### YOUR OBJECTIVE
Retype the data exactly, from its first line to the line containing "const gridLines = levels.map(l", including both, and skip any picture.
☆ ☆ ☆ ☆ ☆
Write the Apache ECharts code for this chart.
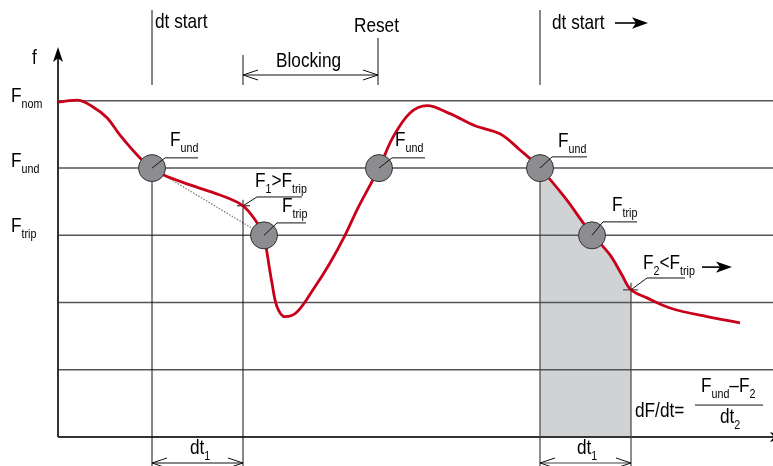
<!DOCTYPE html>
<html>
<head>
<meta charset="UTF-8">
<title>df/dt</title>
<script src="https://cdn.jsdelivr.net/npm/echarts@6/dist/echarts.min.js"></script>
<style>
  html, body {margin: 0; padding: 0; background: #fff;}
  #chart {width: 773px; height: 466px;}
</style>
</head>
<body>
<div id="chart"></div>
<script>
// axis ranges (time units / frequency levels)
const T_MIN = -58, T_MAX = 715, Y_MIN = -0.43, Y_MAX = 6.5;
const W = 773, H = 466;
const PX_T = W / (T_MAX - T_MIN);
const PX_Y = H / (Y_MAX - Y_MIN);

// frequency levels: 3 = F_trip, 4 = F_und, 5 = F_nom
const levels = [1, 2, 3, 4, 5];
const F_TRIP = 3, F_UND = 4;

// frequency curve
const curveT = [0, 19, 35, 49, 62, 82, 94, 105, 132, 162, 185, 199, 206, 209, 214, 219, 227, 239, 255, 272, 287, 300, 321, 335, 352, 369, 392, 417, 442, 462, 482, 507, 532, 552, 564, 573, 589, 612, 649, 682];
const curveF = [4.98, 5.01, 4.91, 4.75, 4.49, 4.15, 4.0, 3.9, 3.75, 3.6, 3.44, 3.19, 3.0, 2.74, 2.29, 1.94, 1.79, 1.86, 2.19, 2.59, 3.0, 3.41, 4.0, 4.46, 4.82, 4.93, 4.81, 4.63, 4.51, 4.27, 4.0, 3.56, 3.05, 2.71, 2.41, 2.19, 2.07, 1.92, 1.79, 1.7];

// threshold crossings
const circleT = [94, 206, 321, 482, 534];
const circleF = [F_UND, F_TRIP, F_UND, F_UND, F_TRIP];

// events on the time axis
const tStart1 = 94, tBlock = 185, tReset = 320, tStart2 = 482, tEnd2 = 573;
const f1 = 3.44, f2 = 2.19;

const FONT = "'Liberation Sans', Arial, sans-serif";
const INK = '#000';

const curve = curveT.map((t, i) => [t, curveF[i]]);
const shade = curve.filter(p => p[0] >= tStart2 && p[0] <= tEnd2);

const ux = px => px / PX_T;
const uy = px => px / PX_Y;

function chevron(t, y, dir) {
  const a = t - dir * ux(15);
  return {coords: [[a, y + uy(5)], [t, y], [a, y - uy(5)]]};
}
function seg(a, b) { return {coords: [a, b]}; }

const topY = Y_MAX - uy(10), capY = Y_MAX - uy(85);
const blockY = Y_MAX - uy(75), dimY = Y_MIN + uy(3);

const gridLines = levels.map(l => seg([0, l], [T_MAX, l]));

const blackLines = [
  seg([tStart1, topY], [tStart1, capY]),
  seg([tStart2, topY], [tStart2, capY]),
  seg([tBlock, Y_MAX - uy(55)], [tBlock, capY]),
  seg([tReset, Y_MAX - uy(38)], [tReset, capY]),
  seg([tStart1, F_UND], [tStart1, Y_MIN]),
  seg([tBlock, f1 + uy(6)], [tBlock, Y_MIN]),
  seg([tBlock - ux(6), f1], [tBlock + ux(7), f1]),
  seg([tBlock, blockY], [tReset, blockY]),
  seg([tStart1, dimY], [tBlock, dimY]),
  seg([637, 0.476], [705, 0.476])
];
const grayLines = [
  seg([tStart2, F_UND], [tStart2, Y_MIN]),
  seg([tEnd2, f2 + uy(7)], [tEnd2, Y_MIN]),
  seg([tEnd2 - ux(8), f2], [tEnd2 + ux(7), f2]),
  seg([tStart2, dimY], [tEnd2, dimY])
];
const chevrons = [
  chevron(tBlock, blockY, -1), chevron(tReset, blockY, 1),
  chevron(tStart1, dimY, -1), chevron(tBlock, dimY, 1),
  chevron(tStart2, dimY, -1), chevron(tEnd2, dimY, 1)
];
const leaders = [
  {coords: [[circleT[0], F_UND], [107, 4.152], [140, 4.152]]},
  {coords: [[circleT[1], F_TRIP], [219, 3.185], [248, 3.185]]},
  {coords: [[circleT[2], F_UND], [334, 4.152], [367, 4.152]]},
  {coords: [[circleT[3], F_UND], [494, 4.167], [529, 4.167]]},
  {coords: [[circleT[4], F_TRIP], [545, 3.2], [579, 3.2]]},
  {coords: [[tBlock, f1], [199, 3.571], [244, 3.571]]},
  {coords: [[tEnd2, f2], [589, 2.366], [627, 2.366]]}
];

// filled arrows: the arrow symbol's tip sits at its anchor point
const arrows = [
  {tip: [0, Y_MAX - uy(47)], rot: 0, w: 7.5, h: 15},
  {tip: [T_MAX + 12, 0], rot: -90, w: 7.5, h: 15},
  {tip: [590, Y_MAX - uy(23)], rot: -90, w: 8.5, h: 16},
  {tip: [674, 2.528], rot: -90, w: 8.5, h: 16}
];
const arrowData = arrows.map(a => ({value: a.tip, symbolRotate: a.rot, symbolSize: [a.w, a.h]}));
const shafts = [
  seg([0, 0], [0, Y_MAX - uy(55)]),
  seg([0, 0], [T_MAX, 0])
];
const thinShafts = [
  seg([557, Y_MAX - uy(23)], [582, Y_MAX - uy(23)]),
  seg([644, 2.528], [666, 2.528])
];

const notes = [
  [-47, 5.07, 'F{s|nom}'],
  [-47, 4.105, 'F{s|und}'],
  [-47, 3.138, 'F{s|trip}'],
  [-26, 5.636, 'f'],
  [112, 4.417, 'F{s|und}'],
  [197, 3.807, 'F{s|1}>F{s|trip}'],
  [224, 3.435, 'F{s|trip}'],
  [337, 4.417, 'F{s|und}'],
  [500, 4.402, 'F{s|und}'],
  [554, 3.45, 'F{s|trip}'],
  [585, 2.588, 'F{s|2}<F{s|trip}'],
  [97, 6.172, 'dt start'],
  [296, 6.112, 'Reset'],
  [218, 5.592, 'Blocking'],
  [494, 6.157, 'dt start'],
  [132, -0.164, 'dt{s|1}'],
  [519, -0.164, 'dt{s|1}'],
  [577, 0.387, 'dF/dt='],
  [643, 0.758, 'F{s|und}\u2013F{s|2}'],
  [662, 0.297, 'dt{s|2}']
];

function linesSeries(data, color, width, z, extra) {
  return Object.assign({
    type: 'lines', coordinateSystem: 'cartesian2d', polyline: true,
    data: data, z: z, silent: true,
    lineStyle: {color: color, width: width, opacity: 1}
  }, extra || {});
}

const chart = echarts.init(document.getElementById('chart'), null, {renderer: 'canvas'});
chart.setOption({
  animation: false,
  grid: {left: 0, right: 0, top: 0, bottom: 0},
  xAxis: {type: 'value', min: T_MIN, max: T_MAX, show: false},
  yAxis: {type: 'value', min: Y_MIN, max: Y_MAX, show: false},
  series: [
    {
      type: 'line', data: shade, smooth: 0.35, symbol: 'none', z: 1,
      lineStyle: {width: 0}, areaStyle: {color: '#d1d2d4', origin: 0, opacity: 1}
    },
    linesSeries(gridLines, '#555', 1.5, 2),
    linesSeries(shafts, '#333', 2, 2),
    linesSeries(blackLines, '#111', 1, 2),
    linesSeries(grayLines, '#444', 1.2, 2),
    linesSeries(chevrons, '#111', 1, 2),
    linesSeries(thinShafts, '#000', 1.6, 2),
    linesSeries([seg([circleT[0], F_UND], [circleT[1], F_TRIP])], '#000', 1.3, 2,
      {lineStyle: {color: '#000', width: 1.3, type: [1.5, 1.5]}}),
    {
      type: 'line', data: curve, smooth: 0.35, symbol: 'none', z: 3,
      lineStyle: {color: '#c8001a', width: 2.8}
    },
    {
      type: 'scatter', data: arrowData, symbol: 'arrow', z: 3, silent: true, clip: false,
      itemStyle: {color: '#000', opacity: 1}
    },
    {
      type: 'scatter', data: circleT.map((t, i) => [t, circleF[i]]), symbolSize: 27, z: 4, silent: true,
      itemStyle: {color: '#8d8d91', borderColor: '#333', borderWidth: 1, opacity: 1}
    },
    linesSeries(leaders, '#111', 1, 5)
  ]
});

// condensed text: placed through the grid's scales, squeezed horizontally
chart.setOption({
  graphic: notes.map(n => {
    const p = chart.convertToPixel({gridIndex: 0}, [n[0], n[1]]);
    return {
      type: 'text', x: p[0], y: p[1], scaleX: 0.82, silent: true, z: 10,
      style: {
        text: n[2], fill: INK, fontSize: 21, fontFamily: FONT, lineHeight: 22,
        align: 'left', verticalAlign: 'middle',
        rich: {
          s: {fontSize: 13, fontFamily: FONT, lineHeight: 13, padding: [17, 0, 0, 0], fill: INK}
        }
      }
    };
  })
});
</script>
</body>
</html>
☆ ☆ ☆ ☆ ☆
### RESPONSE
Write the Apache ECharts code for this chart.
<!DOCTYPE html>
<html>
<head>
<meta charset="UTF-8">
<title>df/dt</title>
<script src="https://cdn.jsdelivr.net/npm/echarts@6/dist/echarts.min.js"></script>
<style>
  html, body {margin: 0; padding: 0; background: #fff;}
  #chart {width: 773px; height: 466px;}
</style>
</head>
<body>
<div id="chart"></div>
<script>
// axis ranges (time units / frequency levels)
const T_MIN = -58, T_MAX = 715, Y_MIN = -0.43, Y_MAX = 6.5;
const W = 773, H = 466;
const PX_T = W / (T_MAX - T_MIN);
const PX_Y = H / (Y_MAX - Y_MIN);

// frequency levels: 3 = F_trip, 4 = F_und, 5 = F_nom
const levels = [1, 2, 3, 4, 5];
const F_TRIP = 3, F_UND = 4;

// frequency curve
const curveT = [0, 19, 35, 49, 62, 82, 94, 105, 132, 162, 185, 199, 206, 209, 214, 219, 227, 239, 255, 272, 287, 300, 321, 335, 352, 369, 392, 417, 442, 462, 482, 507, 532, 552, 564, 573, 589, 612, 649, 682];
const curveF = [4.98, 5.01, 4.91, 4.75, 4.49, 4.15, 4.0, 3.9, 3.75, 3.6, 3.44, 3.19, 3.0, 2.74, 2.29, 1.94, 1.79, 1.86, 2.19, 2.59, 3.0, 3.41, 4.0, 4.46, 4.82, 4.93, 4.81, 4.63, 4.51, 4.27, 4.0, 3.56, 3.05, 2.71, 2.41, 2.19, 2.07, 1.92, 1.79, 1.7];

// threshold crossings
const circleT = [94, 206, 321, 482, 534];
const circleF = [F_UND, F_TRIP, F_UND, F_UND, F_TRIP];

// events on the time axis
const tStart1 = 94, tBlock = 185, tReset = 320, tStart2 = 482, tEnd2 = 573;
const f1 = 3.44, f2 = 2.19;

const FONT = "'Liberation Sans', Arial, sans-serif";
const INK = '#000';

const curve = curveT.map((t, i) => [t, curveF[i]]);
const shade = curve.filter(p => p[0] >= tStart2 && p[0] <= tEnd2);

const ux = px => px / PX_T;
const uy = px => px / PX_Y;

function chevron(t, y, dir) {
  const a = t - dir * ux(15);
  return {coords: [[a, y + uy(5)], [t, y], [a, y - uy(5)]]};
}
function seg(a, b) { return {coords: [a, b]}; }

const topY = Y_MAX - uy(10), capY = Y_MAX - uy(85);
const blockY = Y_MAX - uy(75), dimY = Y_MIN + uy(3);

const gridLines = levels.map(l => seg([0, l], [T_MAX, l]));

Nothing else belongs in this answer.